[Stated task] Only the lines from the start of the data to the line containing "const circleErr1 = [0.2, 0.2, 0.2, 0.2, 0.2, 0.2, 0.2, 0.2];", both included, should be output, exactly and without pictures.

□ □ □ □ □

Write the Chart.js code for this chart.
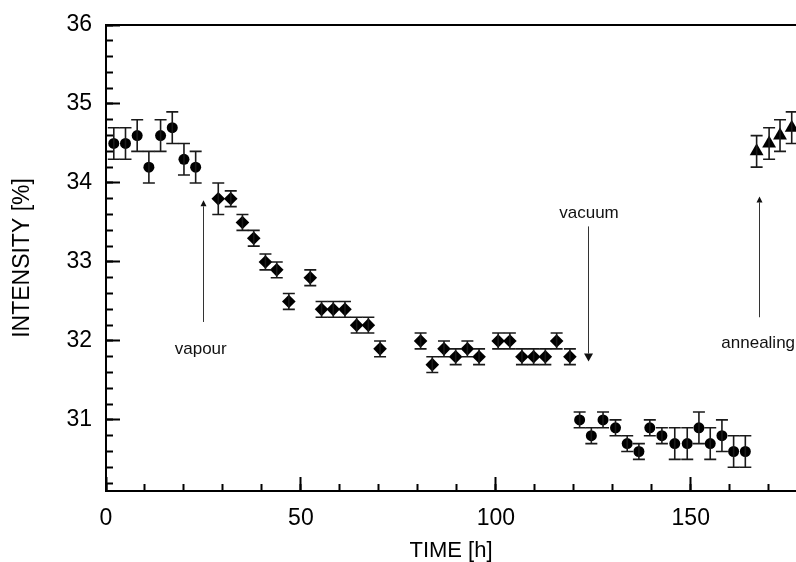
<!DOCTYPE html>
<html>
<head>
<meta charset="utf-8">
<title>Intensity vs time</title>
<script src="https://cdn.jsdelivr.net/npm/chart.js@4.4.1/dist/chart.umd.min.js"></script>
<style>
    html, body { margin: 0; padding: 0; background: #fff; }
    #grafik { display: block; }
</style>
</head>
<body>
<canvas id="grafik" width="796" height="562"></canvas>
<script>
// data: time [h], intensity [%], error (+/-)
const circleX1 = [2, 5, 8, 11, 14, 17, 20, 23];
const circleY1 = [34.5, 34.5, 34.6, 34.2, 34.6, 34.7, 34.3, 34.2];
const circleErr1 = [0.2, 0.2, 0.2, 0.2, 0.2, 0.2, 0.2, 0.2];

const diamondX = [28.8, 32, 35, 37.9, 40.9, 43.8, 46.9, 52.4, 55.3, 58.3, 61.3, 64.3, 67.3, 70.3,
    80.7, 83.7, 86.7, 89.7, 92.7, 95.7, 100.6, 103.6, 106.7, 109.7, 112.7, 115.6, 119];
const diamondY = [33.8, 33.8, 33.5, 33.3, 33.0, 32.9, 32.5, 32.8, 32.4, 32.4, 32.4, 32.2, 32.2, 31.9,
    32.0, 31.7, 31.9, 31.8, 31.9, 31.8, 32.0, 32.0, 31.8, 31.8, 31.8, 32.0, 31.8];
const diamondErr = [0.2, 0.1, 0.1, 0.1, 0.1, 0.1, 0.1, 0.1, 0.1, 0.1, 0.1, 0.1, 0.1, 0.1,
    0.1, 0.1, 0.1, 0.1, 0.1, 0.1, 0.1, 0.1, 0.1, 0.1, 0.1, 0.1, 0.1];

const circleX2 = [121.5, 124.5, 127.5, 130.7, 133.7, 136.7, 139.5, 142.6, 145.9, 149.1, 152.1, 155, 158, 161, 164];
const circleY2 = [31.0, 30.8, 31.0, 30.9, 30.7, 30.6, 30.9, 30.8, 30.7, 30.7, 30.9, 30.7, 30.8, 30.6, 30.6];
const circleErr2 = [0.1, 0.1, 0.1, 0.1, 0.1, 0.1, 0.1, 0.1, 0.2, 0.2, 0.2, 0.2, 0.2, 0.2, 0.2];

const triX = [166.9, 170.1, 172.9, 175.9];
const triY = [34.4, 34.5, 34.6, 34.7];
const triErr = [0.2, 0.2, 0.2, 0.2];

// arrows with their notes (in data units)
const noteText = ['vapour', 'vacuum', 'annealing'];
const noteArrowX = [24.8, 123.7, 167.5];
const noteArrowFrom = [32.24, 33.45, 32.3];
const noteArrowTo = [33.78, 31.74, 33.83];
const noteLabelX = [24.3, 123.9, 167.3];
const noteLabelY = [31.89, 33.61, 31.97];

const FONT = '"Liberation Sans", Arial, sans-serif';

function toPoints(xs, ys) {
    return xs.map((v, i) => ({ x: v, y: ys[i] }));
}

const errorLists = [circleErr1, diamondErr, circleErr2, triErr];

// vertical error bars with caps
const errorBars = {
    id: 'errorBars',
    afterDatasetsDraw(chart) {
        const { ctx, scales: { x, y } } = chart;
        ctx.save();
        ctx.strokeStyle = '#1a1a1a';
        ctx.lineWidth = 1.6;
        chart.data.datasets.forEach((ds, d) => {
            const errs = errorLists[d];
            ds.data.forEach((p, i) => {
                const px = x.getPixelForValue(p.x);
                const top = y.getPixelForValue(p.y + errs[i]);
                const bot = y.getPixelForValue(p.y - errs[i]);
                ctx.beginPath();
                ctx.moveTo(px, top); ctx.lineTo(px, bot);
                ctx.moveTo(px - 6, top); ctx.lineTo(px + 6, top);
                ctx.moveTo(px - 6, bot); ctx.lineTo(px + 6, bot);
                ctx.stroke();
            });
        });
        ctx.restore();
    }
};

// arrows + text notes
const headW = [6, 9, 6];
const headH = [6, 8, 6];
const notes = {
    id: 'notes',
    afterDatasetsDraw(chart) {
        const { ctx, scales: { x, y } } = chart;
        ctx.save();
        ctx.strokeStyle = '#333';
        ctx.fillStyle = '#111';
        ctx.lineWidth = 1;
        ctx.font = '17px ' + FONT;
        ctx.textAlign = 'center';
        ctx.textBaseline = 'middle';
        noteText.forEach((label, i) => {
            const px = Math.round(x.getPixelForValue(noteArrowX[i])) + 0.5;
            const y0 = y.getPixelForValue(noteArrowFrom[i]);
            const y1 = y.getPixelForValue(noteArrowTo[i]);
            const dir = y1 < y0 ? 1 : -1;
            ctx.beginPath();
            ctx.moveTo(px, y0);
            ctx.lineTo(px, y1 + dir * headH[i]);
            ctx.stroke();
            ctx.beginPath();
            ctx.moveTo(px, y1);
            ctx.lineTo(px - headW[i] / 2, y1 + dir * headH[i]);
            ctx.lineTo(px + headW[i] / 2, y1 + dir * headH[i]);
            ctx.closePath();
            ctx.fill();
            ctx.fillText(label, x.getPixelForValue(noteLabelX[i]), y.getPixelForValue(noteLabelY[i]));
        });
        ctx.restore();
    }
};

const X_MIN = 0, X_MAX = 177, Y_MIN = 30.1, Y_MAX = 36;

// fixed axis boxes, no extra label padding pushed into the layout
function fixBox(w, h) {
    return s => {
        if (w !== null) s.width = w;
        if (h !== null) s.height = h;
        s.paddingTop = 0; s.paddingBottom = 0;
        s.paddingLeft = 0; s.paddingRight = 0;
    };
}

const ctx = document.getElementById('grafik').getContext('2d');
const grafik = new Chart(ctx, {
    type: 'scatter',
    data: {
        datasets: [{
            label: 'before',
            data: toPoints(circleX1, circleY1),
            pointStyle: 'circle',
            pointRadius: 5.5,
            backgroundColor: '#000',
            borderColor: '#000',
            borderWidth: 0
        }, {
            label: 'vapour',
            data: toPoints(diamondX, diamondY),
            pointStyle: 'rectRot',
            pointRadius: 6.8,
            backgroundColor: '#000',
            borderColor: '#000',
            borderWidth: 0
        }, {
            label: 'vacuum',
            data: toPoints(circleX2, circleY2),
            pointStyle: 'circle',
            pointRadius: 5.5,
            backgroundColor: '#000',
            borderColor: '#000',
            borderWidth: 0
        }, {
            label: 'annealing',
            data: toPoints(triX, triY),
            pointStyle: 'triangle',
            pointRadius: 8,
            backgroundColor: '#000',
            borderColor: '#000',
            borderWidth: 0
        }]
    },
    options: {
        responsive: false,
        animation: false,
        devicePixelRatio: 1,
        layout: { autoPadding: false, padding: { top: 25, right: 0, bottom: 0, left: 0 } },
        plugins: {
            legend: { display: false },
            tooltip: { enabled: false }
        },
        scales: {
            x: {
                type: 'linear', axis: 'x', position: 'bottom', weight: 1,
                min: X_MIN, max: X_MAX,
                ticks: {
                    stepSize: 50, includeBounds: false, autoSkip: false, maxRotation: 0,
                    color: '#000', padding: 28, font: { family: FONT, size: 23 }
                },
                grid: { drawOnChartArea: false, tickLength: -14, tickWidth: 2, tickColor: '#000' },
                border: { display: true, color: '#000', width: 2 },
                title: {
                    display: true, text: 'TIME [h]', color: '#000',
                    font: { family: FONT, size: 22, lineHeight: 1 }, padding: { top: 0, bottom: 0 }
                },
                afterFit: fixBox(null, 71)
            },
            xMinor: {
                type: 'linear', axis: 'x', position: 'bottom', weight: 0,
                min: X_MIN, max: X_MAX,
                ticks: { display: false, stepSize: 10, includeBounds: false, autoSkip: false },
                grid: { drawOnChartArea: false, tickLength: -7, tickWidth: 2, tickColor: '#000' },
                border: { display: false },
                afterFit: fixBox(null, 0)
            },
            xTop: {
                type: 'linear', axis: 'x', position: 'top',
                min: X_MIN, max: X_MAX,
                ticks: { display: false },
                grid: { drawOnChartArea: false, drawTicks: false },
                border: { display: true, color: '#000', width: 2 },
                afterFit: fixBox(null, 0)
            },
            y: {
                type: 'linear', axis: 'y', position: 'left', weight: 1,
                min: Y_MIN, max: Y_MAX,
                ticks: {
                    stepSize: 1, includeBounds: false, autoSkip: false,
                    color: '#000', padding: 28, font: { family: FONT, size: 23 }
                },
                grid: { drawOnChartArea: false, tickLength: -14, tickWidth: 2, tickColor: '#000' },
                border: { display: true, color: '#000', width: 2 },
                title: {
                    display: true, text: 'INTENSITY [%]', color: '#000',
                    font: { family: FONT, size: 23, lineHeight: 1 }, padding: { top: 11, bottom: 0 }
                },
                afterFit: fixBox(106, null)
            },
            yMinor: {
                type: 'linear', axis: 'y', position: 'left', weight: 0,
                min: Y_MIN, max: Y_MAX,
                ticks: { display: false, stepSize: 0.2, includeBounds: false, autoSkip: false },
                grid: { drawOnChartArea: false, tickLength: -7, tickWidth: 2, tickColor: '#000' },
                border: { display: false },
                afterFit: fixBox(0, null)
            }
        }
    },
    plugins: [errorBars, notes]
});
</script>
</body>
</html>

□ □ □ □ □

[Written response]
Write the Chart.js code for this chart.
<!DOCTYPE html>
<html>
<head>
<meta charset="utf-8">
<title>Intensity vs time</title>
<script src="https://cdn.jsdelivr.net/npm/chart.js@4.4.1/dist/chart.umd.min.js"></script>
<style>
    html, body { margin: 0; padding: 0; background: #fff; }
    #grafik { display: block; }
</style>
</head>
<body>
<canvas id="grafik" width="796" height="562"></canvas>
<script>
// data: time [h], intensity [%], error (+/-)
const circleX1 = [2, 5, 8, 11, 14, 17, 20, 23];
const circleY1 = [34.5, 34.5, 34.6, 34.2, 34.6, 34.7, 34.3, 34.2];
const circleErr1 = [0.2, 0.2, 0.2, 0.2, 0.2, 0.2, 0.2, 0.2];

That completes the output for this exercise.